Vol. 6 No. 7 (2022): JABADP-6-7
Articles

Distributed Metaheuristic Portfolio Selection for Adaptive Routing in Delay/Disruption-Tolerant Networks

Minh Tran
Department of Computer Science and Engineering, Mekong Institute of Technology, Đường Hoa Phượng 12, Cần Thơ, Vietnam
Hoa Le
Department of Computer Science and Engineering, Red River University of Computing, Đường Lê Quý Đôn 88, Hà Nội, Vietnam
Duc Pham
Department of Computer Science and Engineering, Saigon College of Informatics, Đường Nguyễn Văn Thoại 45, Hồ Chí Minh City, Vietnam

Published 2022-07-04

How to Cite

Tran, M., Le, H., & Pham, D. (2022). Distributed Metaheuristic Portfolio Selection for Adaptive Routing in Delay/Disruption-Tolerant Networks. Journal of Applied Big Data Analytics, Decision-Making, and Predictive Modelling Systems, 6(7), 1-14. https://polarpublications.com/index.php/JABADP/article/view/2022-07-04

Abstract

Delay and disruption tolerant networks arise in environments where connectivity is intermittent, mobility is high, and end-to-end paths rarely exist for a sufficient duration. In such settings, routing decisions depend on stochastic contact patterns, constrained buffers, and heterogeneous node behaviors. Traditional routing schemes either rely on epidemic replication, which increases resource consumption, or exploit single carefully designed heuristics, which may be fragile under non-stationary conditions.
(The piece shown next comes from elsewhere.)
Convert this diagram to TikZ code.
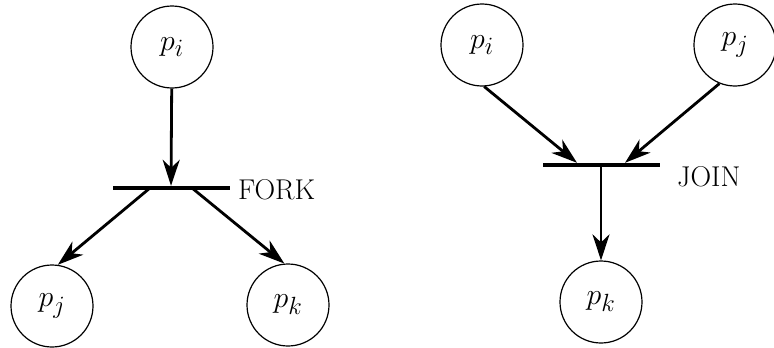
\documentclass[tikz,border=0pt]{standalone}
\usepackage{amsmath,amssymb}
\usepackage{tikz}
\usetikzlibrary{arrows.meta}

\newcommand{\proc}[1]{\scalebox{1.2}{$p_{#1}$}}

\begin{document}
\begin{tikzpicture}[x=1pt,y=-1pt,
  place/.style={draw, circle, line width=1.2pt, minimum size=82pt, inner sep=0pt,
    font=\Huge},
  bar/.style={fill=black, minimum width=117pt, minimum height=4pt, inner sep=0pt},
  flow/.style={line width=2.8pt, -{Stealth[length=26pt,width=17pt,inset=8pt]}},
  tag/.style={anchor=west, font=\Huge, scale=1.15},
  ]
  \useasboundingbox (0,0) rectangle (774,348);
  % fork
  \node[place] (fpi) at (172,47) {\proc{i}};
  \node[place] (fpj) at (52,306) {\proc{j}};
  \node[place] (fpk) at (288,305) {\proc{k}};
  \node[bar] (fork) at (171,188) {};
  \node[tag] (forklabel) at (234,190) {FORK};
  \coordinate (forkl) at ([xshift=-21pt]fork.center);
  \coordinate (forkr) at ([xshift=21pt]fork.center);
  \draw[flow] (fpi) -- (fork.north);
  \draw[flow] (forkl) -- (fpj.82);
  \draw[flow] (forkr) -- (fpk.95);
  % join
  \node[place] (jpi) at (482,45) {\proc{i}};
  \node[place] (jpj) at (735,45) {\proc{j}};
  \node[place] (jpk) at (601,302) {\proc{k}};
  \node[bar] (join) at (601,165) {};
  \node[tag] (joinlabel) at (673,177) {JOIN};
  \coordinate (joinl) at ([xshift=-24pt]join.north);
  \coordinate (joinr) at ([xshift=24pt]join.north);
  \draw[flow] (jpi.-87) -- (joinl);
  \draw[flow] (jpj.-112) -- (joinr);
  \draw[flow] (join.center) -- (jpk);
\end{tikzpicture}
\end{document}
At the same time, metaheuristic optimization techniques offer flexible search procedures that can adapt routing choices to empirical performance signals but tend to focus on single algorithms and centralized control. This paper considers a distributed portfolio view of metaheuristics for routing in delay and disruption tolerant networks, where each node maintains and updates a mixture of routing metaheuristics that jointly drive forwarding decisions. The study explores how portfolio weights can be learned online from local contact histories and performance indicators, while accounting for limited information, communication costs, and heterogeneous network regions. The proposed framework models routing as a linear optimization problem that couples contact opportunities with portfolio allocation decisions and uses distributed feedback to modulate exploration and exploitation among candidate heuristics. The paper discusses algorithmic design, convergence properties at a qualitative level, and expected trade-offs in delivery ratio, latency, and overhead. Analytical modeling and conceptual evaluation highlight how a distributed metaheuristic portfolio can adjust to changing mobility patterns without assuming global knowledge or centralized coordination. The discussion emphasizes conditions under which such portfolios may offer balanced behavior across diverse delay and disruption tolerant network scenarios.